Apple is known for not being interested in licensing its technology. For instance, it was one of the only major computer companies never to have licensed its hardware or software to “clone” computer makers who created compatible and competing Macs. That changed briefly in the 1990s, but as soon as Steve Jobs returned to Apple, he ended that practice.
Because of this, you might expect that Apple would not have been interested in licensing the iPod or allowing anyone else to sell a version of it. But that’s not true.
Perhaps because the company had learned from its failure to license the Mac OS (some observers think that Apple would have a much larger computer marketshare if it had done so) or perhaps because it wanted to expand possible sales, in 2004, Apple licensed the iPod to Hewlett-Packard.

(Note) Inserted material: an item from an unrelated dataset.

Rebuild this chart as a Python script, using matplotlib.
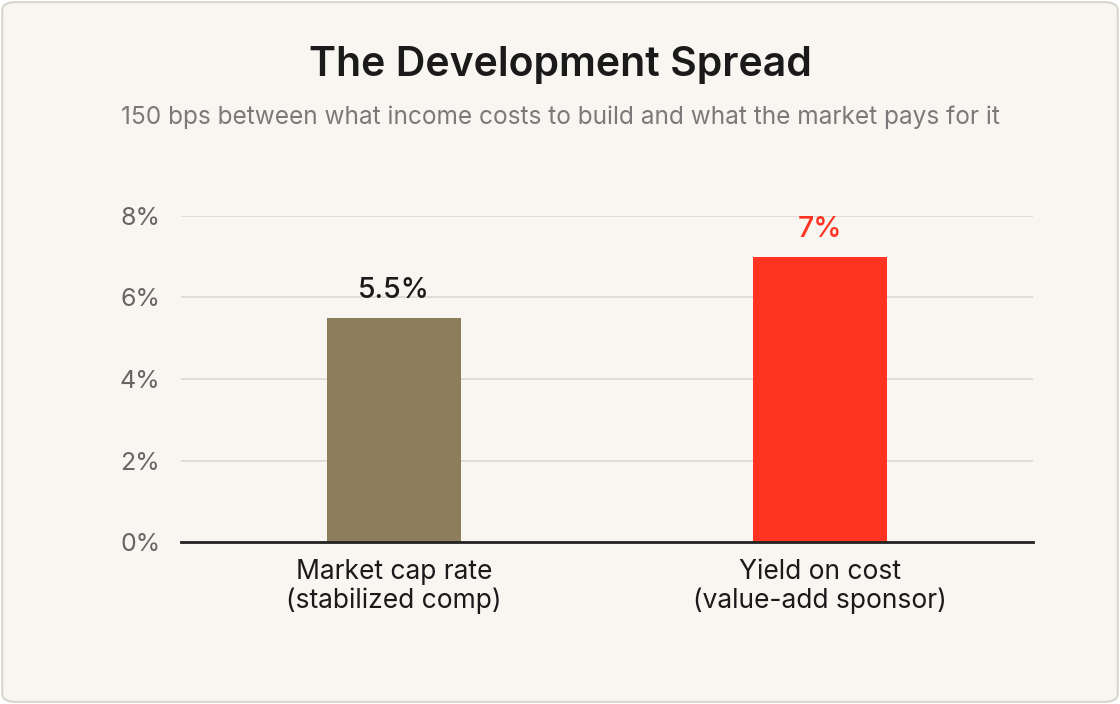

On January 8, 2004, HP announced that it would begin selling its own version of the iPod – basically it was a standard iPod with the HP logo on it. It sold this iPod for a while, and even launched a TV advertising campaign for it. HP’s iPod accounted for 5% of total iPod sales at one time.
Not even 18 months later, though, HP announced it would no longer sell its HP-branded iPod, citing Apple’s difficult terms (something many telecoms complained about when Apple was shopping for a deal for the iPhone).
Since there, no other company has licensed the iPod and, with the runaway success the iPod has become, it seems unlikely that another will any time soon.